Network access control can help IT departments that use virtual machines in their data centres, but only if they are careful about the rest of their security controls. Since virtual servers can move around a data centre and a dynamic virtual local area network (LAN) can shift as the servers move, virtualization presents unique challenges for NAC. Not only can network access control for virtual machines expose unintended security flaws, but it can also make it difficult for businesses to adhere to data auditing requirements. This is due to the fact that conventional security approaches use IP addresses to locate endpoints. Since virtual machines are dynamic and move around, they are more difficult to secure.
Furthermore, virtual machines are simple and quick to set up, which means that novice IT administrators might set up a virtual machine without putting in place all of the necessary network access controls. Another weakness happens when virtual machines are brought back from a state of inactivity. If new updates were released when the server was in rest mode, they could not be implemented when the system is re-deployed. To ensure that everything on their network, down to the application level, is safe, a growing number of organisations are incorporating application security into their network security controls.
What forms of network access control are there?

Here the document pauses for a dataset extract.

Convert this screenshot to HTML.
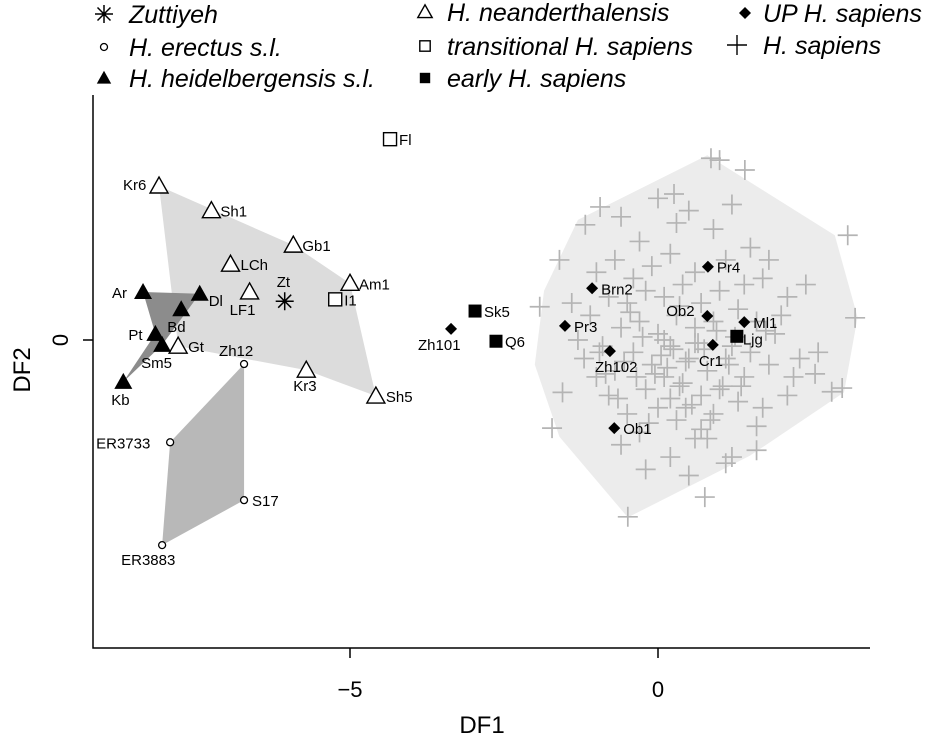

Network access control can be divided into two categories. Both of these elements of network security are critical:
Pre-admission: The first form of network access control is known as pre-admission because it occurs before network access is granted, when a user or endpoint device requests network access. A pre-admission network control reviews the access request and only allows entry if the system or user making the request can demonstrate compliance with corporate security policies and authorization to access the network.
Post-admission network access control occurs when a user or computer attempts to access a certain section of the network after being admitted. If pre-admission network access control fails, post-admission network access control will limit lateral movement within the network, limiting the damage caused by a cyber attack. Any time a user or computer wants to travel to a different part of the network, they must re-authenticate.